Step 11: Load Pictures Into the Digital Picture Frame
Plug the flower pot into your computer (sorry, PC only). Nothing will happen at first. Hit the "menu" button on the digital picture frame, and select "USB Connect," then "Yes." The picture frame will show up as an external device in windows, with the option to run a program called "DPFMate." Run it.
A single window will pop up. In the top left is a browsable directory of your computer, in the bottom left is a preview pane for basic edits. Another pane on the right shows the pictures currently loaded into the picture frame.
I deleted the three pre-loaded pictures, pretty as they were.
Browse to the first picture you'd like to load up. It will appear in the lower left window, with dotted lines showing what part of the picture will appear on the display. But wait! To compensate for the fact that we rotated the picture frame onto its side, you will need to rotate each picture. Hit the "Rotate Left" button on the side. Then, drag the dotted lines to center the image you wish to display.
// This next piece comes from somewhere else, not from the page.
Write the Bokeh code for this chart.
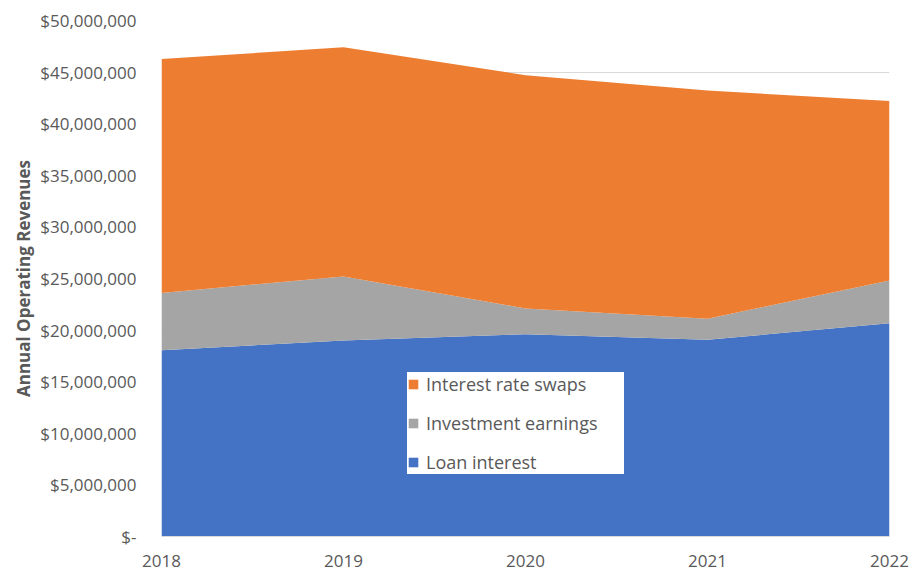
from bokeh.plotting import figure
from bokeh.models import Range1d, Legend, LegendItem, CustomJSTickFormatter, FixedTicker, ColumnDataSource
from bokeh.embed import file_html
from bokeh.resources import INLINE

years = [2018, 2019, 2020, 2021, 2022]
loan_interest = [18050000, 19000000, 19600000, 19060000, 20670000]
investment_earnings = [5550000, 6200000, 2500000, 2050000, 4130000]
interest_rate_swaps = [22670000, 22200000, 22600000, 22100000, 17400000]
y_ticks = list(range(0, 50000001, 5000000))

src = ColumnDataSource(dict(x=years, loan=loan_interest, inv=investment_earnings, swaps=interest_rate_swaps))

FONT = "Open Sans"
GREY = "#595959"

p = figure(width=910, height=571, output_backend="svg", toolbar_location=None,
           x_range=Range1d(2018, 2022), y_range=Range1d(0, 50000000),
           min_border_left=161, min_border_right=21, min_border_top=20, min_border_bottom=35)
p.outline_line_color = None
p.background_fill_color = "white"
p.border_fill_color = "white"

rs = p.varea_stack(stackers=["loan", "inv", "swaps"], x="x", source=src,
                   color=["#4472C4", "#A5A5A5", "#ED7D31"])

p.xgrid.visible = False
p.ygrid.grid_line_color = "#D9D9D9"
p.ygrid.grid_line_width = 1
p.yaxis.ticker = FixedTicker(ticks=y_ticks)
p.yaxis.formatter = CustomJSTickFormatter(code="""
return tick == 0 ? "$-" : "$" + tick.toLocaleString("en-US");
""")
p.yaxis.axis_line_color = None
p.yaxis.major_tick_line_color = None
p.yaxis.minor_tick_line_color = None
p.yaxis.major_label_standoff = 19
p.yaxis.major_label_text_font = FONT
p.yaxis.major_label_text_font_size = "17px"
p.yaxis.major_label_text_color = GREY
p.yaxis.axis_label = "Annual Operating Revenues"
p.yaxis.axis_label_text_font = FONT
p.yaxis.axis_label_text_font_size = "17px"
p.yaxis.axis_label_text_font_style = "bold"
p.yaxis.axis_label_text_color = GREY
p.yaxis.axis_label_standoff = 2

p.xaxis.ticker = FixedTicker(ticks=years)
p.xaxis.axis_line_color = "#D9D9D9"
p.xaxis.major_tick_line_color = None
p.xaxis.minor_tick_line_color = None
p.xaxis.major_label_standoff = 12
p.xaxis.major_label_text_font = FONT
p.xaxis.major_label_text_font_size = "17px"
p.xaxis.major_label_text_color = GREY

legend = Legend(items=[
    LegendItem(label="Interest rate swaps", renderers=[rs[2]]),
    LegendItem(label="Investment earnings", renderers=[rs[1]]),
    LegendItem(label="Loan interest", renderers=[rs[0]]),
], location=(246, 62))
legend.background_fill_color = "white"
legend.background_fill_alpha = 1
legend.border_line_color = None
legend.label_text_font = FONT
legend.label_text_font_size = "18px"
legend.label_text_color = GREY
legend.label_height = 22
legend.label_width = 198
legend.glyph_width = 12
legend.glyph_height = 12
legend.spacing = 15
legend.padding = 12
legend.margin = 0
legend.label_standoff = 7
p.add_layout(legend, "center")

open("out.html", "w").write(file_html(p, INLINE))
Hit "Add" and the picture will be added to the pane on the right.
Do this for every picture. This little frame has room for an amazing 138 pictures! Once you are finished, hit the "Download" button. This will load all the pictures onto the digital picture frame. When the download is complete, hit "Exit." Then, from the sidebar, choose "Safely remove hardware." You may now leave the frame plugged in to run from USB power, or unplug it to run from solar and/or its own internal battery.
Oh! One other thing. The digital frame I used has an option to turn off the automatic power-off feature. I recommend doing this, so that the pictures continuously display all day. After all, with enough light, the battery will never drain!
And there you have it - a solar powered digital picture frame disguised as a flower. It makes a great gift and looks super displayed in a sunny window or next to your computer.